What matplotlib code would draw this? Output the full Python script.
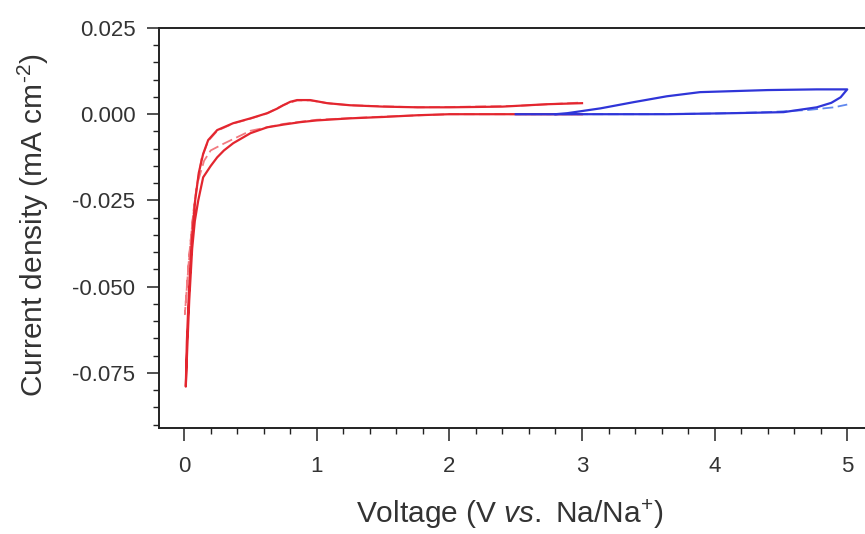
import matplotlib
matplotlib.use("Agg")
import matplotlib.pyplot as plt
from matplotlib.ticker import MultipleLocator, FormatStrFormatter

plt.rcParams['font.family'] = ['Liberation Sans', 'DejaVu Sans']
plt.rcParams['mathtext.fontset'] = 'custom'
plt.rcParams['mathtext.rm'] = 'Liberation Sans'
plt.rcParams['mathtext.it'] = 'Liberation Sans:italic'

# Red cycle (0-3 V), solid: cathodic sweep then anodic sweep
red_solid_v = [3.0, 2.5, 2.0, 1.76, 1.5, 1.25, 1.0, 0.875, 0.75, 0.626, 0.5, 0.37, 0.3, 0.249,
               0.2, 0.143, 0.106, 0.08, 0.06, 0.038, 0.023, 0.012,
               0.02, 0.035, 0.055, 0.083, 0.11, 0.143, 0.181, 0.249, 0.37, 0.5, 0.626, 0.7,
               0.747, 0.8, 0.852, 0.95, 1.078, 1.25, 1.5, 1.76, 2.0, 2.4, 2.74, 3.0]
red_solid_i = [0.0, 0.0, 0.0, -0.0003, -0.0008, -0.0012, -0.0018, -0.0023, -0.0030, -0.0038,
               -0.0055, -0.0084, -0.0105, -0.0125, -0.0150, -0.0183, -0.025, -0.031, -0.039,
               -0.054, -0.068, -0.079,
               -0.066, -0.052, -0.038, -0.0249, -0.017, -0.0115, -0.0075, -0.0046, -0.0026,
               -0.0012, 0.0003, 0.0016, 0.0026, 0.0036, 0.0041, 0.0041, 0.0032, 0.0026,
               0.0022, 0.0020, 0.0020, 0.0022, 0.0029, 0.0032]

# Red cycle, dashed
red_dash_v = [3.0, 2.0, 1.5, 1.0, 0.75, 0.5, 0.37, 0.3, 0.2, 0.15, 0.1, 0.07, 0.04, 0.02, 0.005,
              0.03, 0.06, 0.09, 0.13, 0.18, 0.25, 0.37, 0.5, 0.63, 0.75, 0.85, 0.95, 1.1,
              1.25, 1.76, 2.0, 2.5, 2.8, 3.0]
red_dash_i = [0.0, 0.0, -0.0007, -0.0016, -0.0028, -0.0048, -0.0072, -0.0085, -0.0105, -0.0135,
              -0.020, -0.028, -0.040, -0.050, -0.058,
              -0.045, -0.032, -0.022, -0.013, -0.0078, -0.0048, -0.0027, -0.0013, 0.0003,
              0.0027, 0.0040, 0.0040, 0.0031, 0.0026, 0.0020, 0.0021, 0.0024, 0.0030, 0.0034]

# Blue cycle (2.5-5 V), solid
blue_solid_v = [2.5, 2.89, 3.3, 3.64, 4.14, 4.52, 4.77, 4.88, 4.95, 5.0,
                4.77, 4.40, 3.89, 3.64, 3.39, 3.14, 2.89, 2.8]
blue_solid_i = [0.0, 0.0, 0.0, 0.0, 0.0003, 0.0006, 0.0020, 0.0033, 0.0049, 0.0072,
                0.0072, 0.0070, 0.0064, 0.0052, 0.0035, 0.0017, 0.0003, 0.0]

# Blue cycle, dashed
blue_dash_v = [2.5, 3.0, 3.5, 4.0, 4.4, 4.7, 4.9, 5.0]
blue_dash_i = [0.0, 0.0, 0.0, 0.0002, 0.0006, 0.0012, 0.0020, 0.0028]

fig = plt.figure(figsize=(8.65, 5.34), dpi=100)
ax = fig.add_axes([159/865, 1 - 428/534, 706/865, 400/534])

ax.plot(red_dash_v, red_dash_i, color='#f27a80', lw=1.3, dashes=(6, 2.5))
ax.plot(blue_dash_v, blue_dash_i, color='#6088ee', lw=1.3, dashes=(6, 2.5))
ax.plot(red_solid_v, red_solid_i, color='#e3262f', lw=1.6)
ax.plot(blue_solid_v, blue_solid_i, color='#2f35d8', lw=1.6)

ax.set_xlim(-0.19, 5.134)
ax.set_ylim(-0.091, 0.025)

ax.xaxis.set_major_locator(MultipleLocator(1))
ax.xaxis.set_minor_locator(MultipleLocator(0.2))
ax.yaxis.set_major_locator(MultipleLocator(0.025))
ax.yaxis.set_minor_locator(MultipleLocator(0.005))
ax.yaxis.set_major_formatter(FormatStrFormatter('%.3f'))

ax.tick_params(which='major', direction='out', length=9, width=1.1, labelsize=16,
               color='#222222', labelcolor='#333333')
ax.tick_params(which='minor', direction='out', length=4, width=1.0, color='#222222')
ax.tick_params(axis='x', which='major', pad=11)
ax.tick_params(axis='y', which='major', pad=8)

for s in ['left', 'bottom', 'top']:
    ax.spines[s].set_linewidth(1.4)
    ax.spines[s].set_color('#222222')
ax.spines['right'].set_visible(False)

ax.set_xlabel('Voltage (V $\\mathit{vs.}$ Na/Na$^{+}$)', fontsize=21.5, color='#333333',
              va='center', ha='center')
ax.set_ylabel('Current density (mA cm$^{\\text{-2}}$)', fontsize=21.5, color='#333333',
              va='center', ha='center')
ax.xaxis.set_label_coords(0.497, -0.215)
ax.yaxis.set_label_coords(-0.1785, 0.5075)

fig.savefig('out.png', dpi=100)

▸ Given request:
Scan the lines above for "matplotlib", then copy every one that has it.

▸ Response to the task:
What matplotlib code would draw this? Output the full Python script.
import matplotlib
matplotlib.use("Agg")
import matplotlib.pyplot as plt
from matplotlib.ticker import MultipleLocator, FormatStrFormatter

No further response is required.